Friday, March 17, 2017

UK Child Poverty Rises

About 30% of Britain’s children are now classified as poor, of whom two-thirds are from working families. Child poverty in UK at highest level since 2010.

Campbell Robb, the chief executive of the Joseph Rowntree Foundation, said: “These troubling figures are warning signs we could be at the beginning of a sharp rise in poverty, with forecasts suggesting child poverty could rise further by 2021.”


Justin Watson, the head of Oxfam’s UK programme, said: “There are now more people in poverty in the UK than there have been for almost 20 years and a million more than at the beginning of the decade.”



The upward trend in child poverty in the UK has continued for the third year running, with the percentage of children classed as poor at its highest level since the start of the decade, latest official figures show.
About 100,000 children fell into relative poverty in 2015-16, a year on year increase of one percentage point, according to household data published by the government on Thursday. About 4 million, or around 30%, are now classed as poor. The data showed that nearly half of single-parent children are poor, with a noticeable surge in poverty over the past year among children of lone parents who work full-time. About 67% of the UK’s poor children are from working families.
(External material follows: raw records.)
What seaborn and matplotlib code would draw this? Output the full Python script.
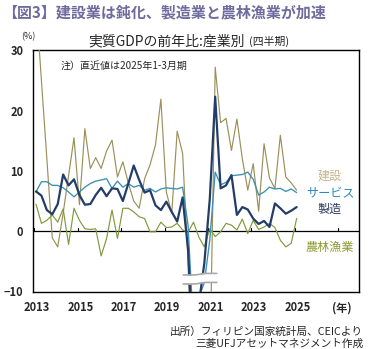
import numpy as np
import pandas as pd
import matplotlib
matplotlib.use("Agg")
import matplotlib.pyplot as plt
import seaborn as sns

# Philippines real GDP, year-on-year growth by industry (%), quarterly
quarters = pd.period_range("2013Q1", "2025Q1", freq="Q")

construction = [38.0, 25.0, 12.0, -1.1, -2.6, 3.0, 9.2, 15.5, 4.4, 17.0,
                10.4, 12.2, 10.4, 13.3, 15.1, 9.0, 11.5, 8.0, 5.0, 3.8,
                8.7, 11.0, 14.3, 21.9, 6.5, 3.0, 16.6, 12.9, -5.0, -33.0,
                -39.0, -25.0, -24.0, 27.2, 18.0, 18.7, 13.4, 18.6, 12.0, 6.8,
                11.2, 3.3, 14.5, 8.8, 7.1, 15.9, 9.0, 8.0, 6.8]

services = [6.5, 8.2, 8.2, 7.6, 7.6, 7.2, 6.5, 5.7, 6.5, 7.3,
            7.9, 8.3, 8.5, 8.7, 7.1, 8.3, 7.3, 7.9, 7.3, 7.6,
            6.8, 7.1, 6.5, 7.0, 7.2, 7.1, 7.0, 7.3, 1.0, -16.0,
            -11.0, -8.5, -1.5, 9.8, 7.7, 8.1, 9.2, 9.3, 9.4, 9.8,
            8.6, 6.0, 6.5, 7.3, 7.0, 7.1, 6.6, 7.0, 6.4]

manufacturing = [6.6, 5.9, 3.5, 2.8, 4.5, 9.4, 7.6, 8.6, 6.0, 4.4,
                 4.5, 6.0, 7.2, 5.8, 7.1, 7.0, 5.0, 7.9, 10.9, 8.5,
                 6.4, 6.8, 4.3, 3.5, 4.9, 3.2, 1.6, 5.6, -3.0, -22.0,
                 -12.0, -5.3, 5.3, 22.3, 7.1, 7.6, 9.3, 2.7, 4.0, 3.6,
                 2.1, 1.2, 1.7, 0.7, 4.6, 3.8, 2.9, 3.4, 4.0]

agriculture = [4.5, 1.3, 1.8, 2.7, 1.5, 3.7, -2.2, 3.8, 1.8, 0.4,
               0.3, 0.4, -4.1, -1.2, 3.5, -1.2, 3.8, 3.8, 3.2, 2.4,
               2.1, -0.1, -0.1, 1.5, 0.6, 0.7, 1.3, 0.2, -0.2, 1.5,
               -1.0, -2.6, 0.4, -0.9, -0.1, 1.3, 1.0, 0.2, 2.0, -0.4,
               1.8, 0.3, 0.7, 1.3, 0.6, -1.5, -2.6, -2.0, 2.1]

year_labels = [2013, 2015, 2017, 2019, 2021, 2023, 2025]
y_ticks = [-10, 0, 10, 20, 30]

sns.set_style("white")
plt.rcParams["font.family"] = ["Noto Sans CJK JP", "DejaVu Sans"]

t = quarters.year + (quarters.quarter - 1) / 4
df = pd.DataFrame({"t": t, "建設": construction, "農林漁業": agriculture,
                   "サービス": services, "製造": manufacturing})

styles = {
    "建設": dict(color="#9C8F5A", lw=0.85, label_color="#C4B68C", ly=9.15),
    "農林漁業": dict(color="#7F9A3C", lw=0.85, label_color="#8E9A2C", ly=-2.62),
    "サービス": dict(color="#3B8FAF", lw=0.95, label_color="#2A89B8", ly=6.33),
    "製造": dict(color="#243D68", lw=1.6, label_color="#2B3A5E", ly=3.68),
}

fig = plt.figure(figsize=(3.75, 3.49), dpi=100)
ax = fig.add_axes([33 / 375, 1 - 291.5 / 349, (359 - 33) / 375, (291.5 - 50.3) / 349])

ax.axhline(0, color="black", lw=0.9, zorder=1.5)

for name, st in styles.items():
    sns.lineplot(data=df, x="t", y=name, color=st["color"], lw=st["lw"],
                 ax=ax, zorder=3)
    ax.text(2026.54, st["ly"], name, color=st["label_color"], fontsize=8.7,
            ha="center", va="center")

ax.set_xlim(2012.862, 2027.871)
ax.set_ylim(-10, 30)
ax.set_xlabel("")
ax.set_ylabel("")

# year ticks drawn upward from the zero line
for yr in year_labels + [2027]:
    ax.plot([yr - 0.08, yr - 0.08], [0, 0.6], color="black", lw=0.8, zorder=2)

ax.set_xticks([yr + 0.04 for yr in year_labels] + [2027.1])
ax.set_xticklabels([str(yr) for yr in year_labels] + ["(年)"])
ax.tick_params(axis="x", length=0, pad=7, labelsize=8)
ax.set_yticks(y_ticks)
ax.tick_params(axis="y", direction="in", length=3, width=0.8, pad=7, labelsize=8)
for lbl in ax.get_xticklabels() + ax.get_yticklabels():
    lbl.set_fontweight("bold")

for sp in ax.spines.values():
    sp.set_color("black")
    sp.set_linewidth(1.0)

# axis break marker across the 2020 collapse
xs = np.linspace(2019.78, 2021.32, 60)
wave = 0.13 * np.tanh((xs - 2020.55) * 6)
upper = -7.13 + wave
lower = -8.62 + wave
ax.fill_between(xs, lower, upper, color="white", zorder=5, lw=0)
ax.plot(xs, upper, color="#A8A8A8", lw=1.2, zorder=6)
ax.plot(xs, lower, color="#A8A8A8", lw=1.2, zorder=6)

ax.text(2014.15, 27.45, "注）直近値は2025年1-3月期", fontsize=7.2,
        ha="left", va="center")

fig.text(2 / 375, 1 - 12 / 349, "【図3】建設業は鈍化、製造業と農林漁業が加速",
         fontsize=10.8, fontweight="bold", color="#6E6B9E", ha="left", va="center")
fig.text(88 / 375, 1 - 41.7 / 349, "実質GDPの前年比:産業別", fontsize=10,
         ha="left", va="center")
fig.text(249 / 375, 1 - 41.7 / 349, "(四半期)", fontsize=7.8, ha="left", va="center")
fig.text(28.5 / 375, 1 - 36.5 / 349, "(%)", fontsize=6.5, ha="center", va="center")
fig.text(363 / 375, 1 - 331.7 / 349, "出所）フィリピン国家統計局、CEICより",
         fontsize=7.7, ha="right", va="center")
fig.text(363 / 375, 1 - 343.3 / 349, "三菱UFJアセットマネジメント作成",
         fontsize=7.7, ha="right", va="center")

fig.savefig("out.png", dpi=100)
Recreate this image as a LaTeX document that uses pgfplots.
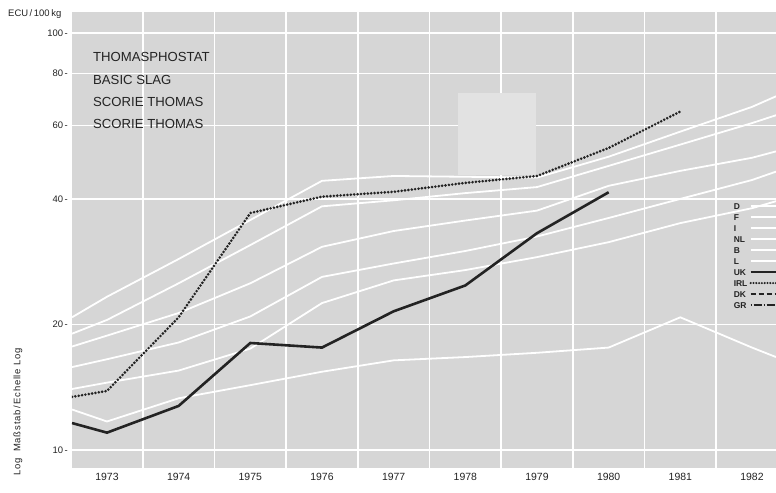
\documentclass[border=0pt]{standalone}
\usepackage{fontspec}
\setmainfont{Liberation Sans}
\usepackage{pgfplots}
\pgfplotsset{compat=1.18}
\definecolor{bg}{RGB}{214,214,214}
\definecolor{patch}{RGB}{226,226,226}
\definecolor{ink}{RGB}{35,35,35}

\begin{document}
\begin{tikzpicture}
\begin{axis}[
    scale only axis, width=704bp, height=456bp,
    xmin=1972.512, xmax=1982.335,
    ymode=log, ymin=9.05, ymax=112.3,
    axis line style={draw=none},
    axis background/.style={fill=bg},
    tick style={draw=none},
    xtick={1973,1974,1975,1976,1977,1978,1979,1980,1981,1982},
    xticklabels={1973,1974,1975,1976,1977,1978,1979,1980,1981,1982},
    minor xtick={1972.5,1973.5,1974.5,1975.5,1976.5,1977.5,1978.5,1979.5,1980.5,1981.5},
    xminorgrids,
    ytick={10,20,40,60,80,100},
    yticklabels={10\,-,20\,-,40\,-,60\,-,80\,-,100\,-},
    ymajorgrids,
    grid style={white, line width=1.6bp},
    minor grid style={white, line width=1.6bp},
    ticklabel style={font=\fontsize{9.5}{11}\selectfont, text=ink},
    yticklabel style={anchor=east, inner sep=0pt, xshift=-4bp},
    xticklabel style={anchor=north, inner sep=0pt, yshift=-5bp, font=\fontsize{10.5}{12}\selectfont},
    legend plot pos=right,
    legend cell align=left,
    legend image code/.code={\draw[#1] (0bp,0bp) -- (28bp,0bp);},
    legend style={at={(0.939,0.583)}, anchor=north west, draw=none, fill=none,
        font=\fontsize{8.5}{9}\selectfont\bfseries, text=ink,
        row sep=3.5bp, inner sep=0pt, column sep=1.5bp,
        nodes={inner sep=0.5bp, text height=6.5bp, text depth=0bp}},
]
% erased patch in the scan
\fill[patch] (axis cs:1977.9,45.7) rectangle (axis cs:1978.99,71.8);

% white lines (D, F, I, NL, B, L)
\addplot[white, line width=1.8bp, forget plot] coordinates {
    (1972.512,20.8) (1973,23.3) (1974,28.7) (1975,35.6) (1976,44.2) (1977,45.4)
    (1978,45.2) (1979,45.0) (1980,50.5) (1981,58.0) (1982,66.5) (1982.335,70.5)
};
\addplot[white, line width=1.8bp, forget plot] coordinates {
    (1972.512,19.0) (1973,20.5) (1974,25.1) (1975,31.0) (1976,38.4) (1977,39.7)
    (1978,41.3) (1979,42.7) (1980,48.0) (1981,54.0) (1982,60.8) (1982.335,63.5)
};
\addplot[white, line width=1.8bp, forget plot] coordinates {
    (1972.512,17.7) (1973,18.8) (1974,21.3) (1975,25.1) (1976,30.7) (1977,33.5)
    (1978,35.5) (1979,37.5) (1980,43.0) (1981,46.7) (1982,50.2) (1982.335,52.0)
};
\addplot[white, line width=1.8bp, forget plot] coordinates {
    (1972.512,15.8) (1973,16.5) (1974,18.1) (1975,20.9) (1976,26.0) (1977,28.0)
    (1978,30.0) (1979,32.5) (1980,36.0) (1981,40.0) (1982,44.4) (1982.335,46.5)
};
\addplot[white, line width=1.8bp, forget plot] coordinates {
    (1972.512,14.0) (1973,14.5) (1974,15.5) (1975,17.5) (1976,22.5) (1977,25.5)
    (1978,27.0) (1979,29.0) (1980,31.5) (1981,35.0) (1982,38.0) (1982.335,39.5)
};
\addplot[white, line width=1.8bp, forget plot] coordinates {
    (1972.512,12.5) (1973,11.7) (1974,13.3) (1975,14.3) (1976,15.4) (1977,16.4)
    (1978,16.7) (1979,17.1) (1980,17.6) (1981,20.8) (1982,17.6) (1982.335,16.7)
};

% UK
\addplot[ink, line width=2.6bp, forget plot] coordinates {
    (1972.512,11.6) (1973,11.0) (1974,12.75) (1975,18.05) (1976,17.6)
    (1977,21.5) (1978,24.8) (1979,33.1) (1980,41.5)
};
% IRL
\addplot[ink, line width=2.9bp, line cap=round, dash pattern=on 0bp off 3.4bp, forget plot] coordinates {
    (1972.512,13.4) (1973,13.85) (1974,20.8) (1975,37.0) (1976,40.5)
    (1977,41.6) (1978,43.7) (1979,45.4) (1980,53.0) (1981,64.8)
};

\addlegendimage{white, line width=2bp}\addlegendentry{D}
\addlegendimage{white, line width=2bp}\addlegendentry{F}
\addlegendimage{white, line width=2bp}\addlegendentry{I}
\addlegendimage{white, line width=2bp}\addlegendentry{NL}
\addlegendimage{white, line width=2bp}\addlegendentry{B}
\addlegendimage{white, line width=2bp}\addlegendentry{L}
\addlegendimage{ink, line width=2.6bp}\addlegendentry{UK}
\addlegendimage{ink, line width=2.3bp, line cap=round, dash pattern=on 0bp off 2.8bp}\addlegendentry{IRL}
\addlegendimage{ink, line width=1.7bp, dash pattern=on 5bp off 3bp}\addlegendentry{DK}
\addlegendimage{ink, line width=1.7bp, dash pattern=on 1bp off 2bp on 8bp off 2bp}\addlegendentry{GR}
\end{axis}

\begin{scope}[every node/.style={anchor=west, inner sep=0pt, text=ink, font=\fontsize{13.2}{15}\selectfont}]
\node at ([shift={(21bp,-45bp)}]current axis.north west) {THOMASPHOSTAT};
\node at ([shift={(21bp,-68bp)}]current axis.north west) {BASIC SLAG};
\node at ([shift={(21bp,-90bp)}]current axis.north west) {SCORIE THOMAS};
\node at ([shift={(21bp,-112bp)}]current axis.north west) {SCORIE THOMAS};
\end{scope}

\node[anchor=west, inner sep=0pt, text=ink, font=\fontsize{9.5}{11}\selectfont]
    at ([shift={(-64bp,-2bp)}]current axis.north west) {ECU\,/\,100\,kg};
\node[rotate=90, inner sep=0pt, text=ink, font=\fontsize{9.5}{11}\selectfont\addfontfeatures{LetterSpace=8}]
    at ([shift={(-54bp,56bp)}]current axis.south west) {Log\ \ Maßstab\,/\,Echelle Log};

\pgfresetboundingbox
\path[use as bounding box] ([shift={(-72bp,-25bp)}]current axis.south west)
    rectangle ([shift={(0bp,12bp)}]current axis.north east);
\end{tikzpicture}
\end{document}
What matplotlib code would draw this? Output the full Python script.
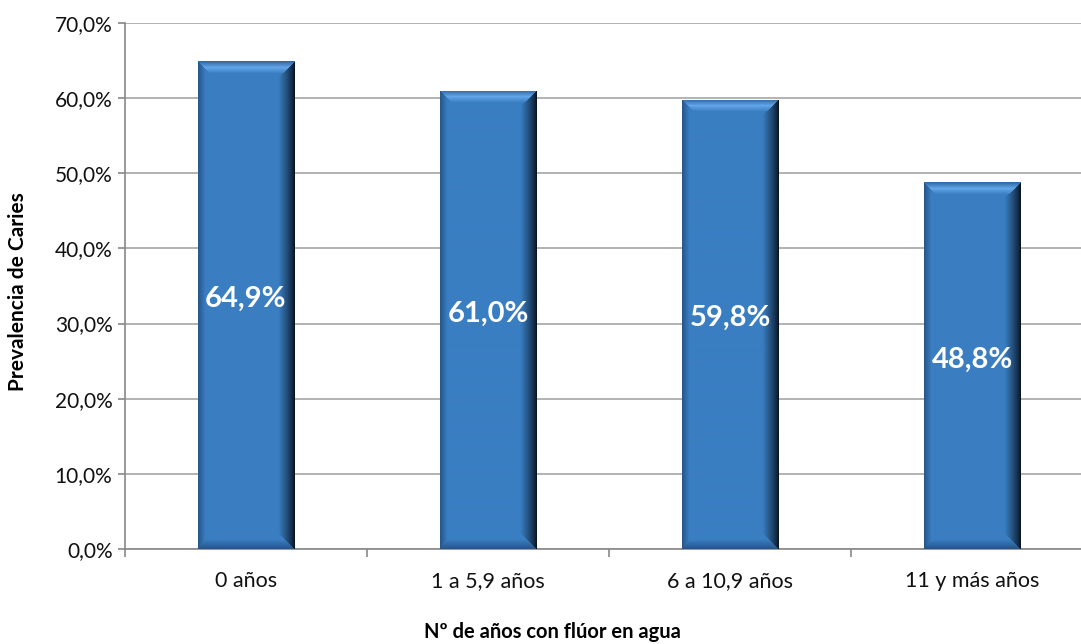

Allison Garnham, chief executive of Child Poverty Action Group, said the figures were “grim”,  "...according to independent experts at the IFS, the outlook for the next few years is bleaker. Most worrying of all is that the Government seems to be in a state of denial.”
The Institute for Fiscal Studies said income for working-age adults was no higher than eight years ago. The Government’s planned benefits freeze is also going to exacerbate inequality, as higher inflation means the value of those benefits is set to fall six per cent in real terms.